Design and Reliability Assessment of Stacked Fan-Out Packaging
Authors: Pao-Hsiung Wang, An Huang and Kuo-Ning Chiang Company: Advanced Micro-system Packaging and Nano-Mechanics Research Lab Dept. of Power Mechanical Engineering, National Tsing Hua University Date Published: 2/5/2018
Pan Pacific Symposium
Abstract: Fan-out solution is developed vigorous in advance assembly field, major solutions are two ways, one is wafer level, and other is panel level method. In this research, we plan to use glass as substrate and do wafer level fan-out structure design; the advantages of the glass substrate are smoothness, flatness, CTE adjustability, low power consumption, low dielectric constant, and ultra-high resistance of the glass substrate. We will explore different design factors with finite element model (FEM) coupled with the Coffin-Mason equation is used for life prediction in simulation models. Based on these design and investigation, we could come out design factors to enhance fan-out glass package property and we also manufacture real test vehicle to do OBTCT and verify the simulation investigation. The goal of this research is to design wafer-level package structure with the fan-out features, with the domestic manufacturers to develop the glass substrate design to complete wafer-level stack packaging technology development design and life performance. The preliminary study will be carried out for the stacking unit design finite element simulation analysis and with the appropriate test products to provide experimental data, by changing the package body geometry, material and other design parameters to understand the parameters on the reliability of the stacking unit. The preliminary study will be carried out for the stacking unit design finite element simulation analysis and investigate the critical point to cause failure, discuss package design factors and mesh size to come out stable simulation results, then comparing and checking the strain and estimate life time by thermal cycle loading. To define factors this could enhance fan-out structure with glass substrate. For this fan-put package with glass substrate, stress buffer layer and dummy ball is related to life cycle.
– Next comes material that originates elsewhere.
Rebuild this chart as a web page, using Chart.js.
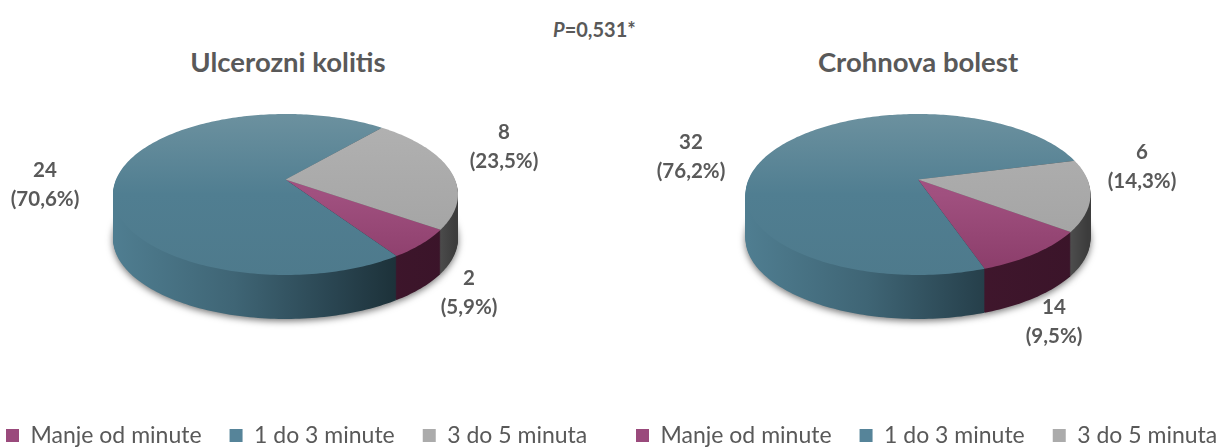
<!DOCTYPE html>
<html>
<head>
<meta charset="utf-8">
<style>
  html, body { margin: 0; padding: 0; background: #fff; }
  body { position: relative; width: 1216px; height: 448px; overflow: hidden; font-family: Lato, "Open Sans", sans-serif; }
  .holder { position: absolute; top: 0; height: 448px; }
  #pval { position: absolute; left: 553px; top: 17px; font-size: 20px; font-weight: bold; color: #595959; }
  .title { position: absolute; top: 44px; width: 400px; text-align: center; font-size: 27.5px; line-height: 36px; font-weight: bold; color: #595959; }
</style>
<script src="https://cdn.jsdelivr.net/npm/chart.js@4"></script>
</head>
<body>
<div id="pval"><i>P</i>=0,531*</div>
<div class="title" style="left:88px">Ulcerozni kolitis</div>
<div class="title" style="left:718px">Crohnova bolest</div>
<div class="holder" style="left:-22px;width:670px"><canvas id="grafLeft"></canvas></div>
<div class="holder" style="left:608px;width:670px"><canvas id="grafRight"></canvas></div>
<script>
const categories = ["Manje od minute", "1 do 3 minute", "3 do 5 minuta"];
const colors = ["#9a4a7c", "#568499", "#ababab"];

const valuesLeft = [2, 24, 8];
const valuesRight = [4, 32, 6];
const countsLeft = ["2", "24", "8"];
const countsRight = ["14", "32", "6"];
const percentsLeft = ["(5,9%)", "(70,6%)", "(23,5%)"];
const percentsRight = ["(9,5%)", "(76,2%)", "(14,3%)"];

const textColor = "#595959";
const fontName = "Lato, 'Open Sans', sans-serif";

// top face and side colours per slice
const topStops = [
    ["#a8588a", "#a0507f", "#8a3c69"],
    ["#6c919f", "#507e91", "#4e7a8c"],
    ["#b2b2b2", "#a9a9a9", "#a0a0a0"]
];
const sideStops = [
    [[0, "#4a1b33"], [1, "#3a1429"]],
    [[0, "#4f7d90"], [0.35, "#3f6575"], [0.65, "#294450"], [0.82, "#1d323a"], [1, "#1d323a"]],
    [[0, "#666666"], [0.9, "#5e5e5e"], [1, "#3c3c3c"]]
];

// perspective of the tilted disc
const persp = { a: 77.7, b: 0.186, depth: 44 };

function project(u, v, geo) {
    const w = 1 - persp.b * v;
    return [geo.cx + geo.r * u / w, geo.cy + persp.a * v / w];
}

function slicePath(ctx, arc, geo, dy) {
    const steps = Math.max(4, Math.ceil((arc.endAngle - arc.startAngle) / 0.02));
    ctx.beginPath();
    ctx.moveTo(geo.cx, geo.cy + dy);
    for (let i = 0; i <= steps; i++) {
        const t = arc.startAngle + (arc.endAngle - arc.startAngle) * i / steps;
        const p = project(Math.cos(t), Math.sin(t), geo);
        ctx.lineTo(p[0], p[1] + dy);
    }
    ctx.closePath();
}

const pie3d = {
    id: "pie3d",
    beforeDatasetsDraw(chart, args, opts) {
        const ctx = chart.ctx;
        const arcs = chart.getDatasetMeta(0).data;
        const geo = { cx: opts.cx, cy: opts.cy, r: arcs[0].outerRadius };

        ctx.save();
        for (let dy = persp.depth; dy >= 1; dy--) {
            arcs.forEach((arc, i) => {
                const g = ctx.createLinearGradient(geo.cx - geo.r, 0, geo.cx + geo.r, 0);
                sideStops[i].forEach(s => g.addColorStop(s[0], s[1]));
                if (dy === persp.depth) {
                    ctx.shadowColor = "rgba(0,0,0,0.55)";
                    ctx.shadowBlur = 7;
                    ctx.shadowOffsetY = 2;
                } else {
                    ctx.shadowColor = "transparent";
                    ctx.shadowBlur = 0;
                    ctx.shadowOffsetY = 0;
                }
                ctx.fillStyle = g;
                slicePath(ctx, arc, geo, dy);
                ctx.fill();
            });
        }
        ctx.shadowColor = "transparent";
        arcs.forEach((arc, i) => {
            const g = ctx.createLinearGradient(0, geo.cy - 66, 0, geo.cy + 96);
            g.addColorStop(0, topStops[i][0]);
            g.addColorStop(0.5, topStops[i][1]);
            g.addColorStop(1, topStops[i][2]);
            ctx.fillStyle = g;
            slicePath(ctx, arc, geo, 0);
            ctx.fill();
        });
        ctx.restore();
        return false;
    },
    afterDraw(chart, args, opts) {
        const ctx = chart.ctx;
        ctx.save();
        ctx.font = "bold 20.5px " + fontName;
        ctx.fillStyle = textColor;
        ctx.textAlign = "center";
        ctx.textBaseline = "middle";
        opts.spots.forEach((s, i) => {
            ctx.fillText(opts.counts[i], s[0] - opts.shift, s[1]);
            ctx.fillText(opts.percents[i], s[0] - opts.shift, s[1] + 29);
        });
        ctx.restore();
    }
};

function makeChart(id, values, counts, percents, shift, rotation, cx, spots) {
    return new Chart(document.getElementById(id), {
        type: "pie",
        data: {
            labels: categories,
            datasets: [{ data: values, backgroundColor: colors, borderWidth: 0 }]
        },
        plugins: [pie3d],
        options: {
            responsive: true,
            maintainAspectRatio: false,
            animation: false,
            rotation: rotation,
            radius: 169.5,
            layout: { padding: { bottom: -9 } },
            plugins: {
                title: { display: false },
                legend: {
                    display: true,
                    position: "bottom",
                    align: "start",
                    labels: {
                        boxWidth: 13,
                        boxHeight: 13,
                        padding: 28,
                        color: textColor,
                        font: { family: fontName, size: 23 }
                    }
                },
                tooltip: { enabled: false },
                pie3d: { cx: cx - shift, cy: 179.5, shift: shift, counts: counts, percents: percents, spots: spots }
            }
        }
    });
}

makeChart("grafLeft", valuesLeft, countsLeft, percentsLeft, -22, 125.2, 285.5,
    [[469, 278], [45, 170], [504, 132]]);
makeChart("grafRight", valuesRight, countsRight, percentsRight, 608, 126.8, 918,
    [[1054, 307], [691, 142], [1142, 152]]);
</script>
</body>
</html>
The study of stress buffer layer related to life cycle result and ball matrix design are showed in figure 3. The final life cycle calculate by Coffin-Manson equation can varies from about 780 to 1218 while changing the SBL thickness from 5 to 20um. If add dummy ball design, we could increase 20% above performance. We found factors to enhance the reliability characteristic behavior of packaging on the thermal cycling test.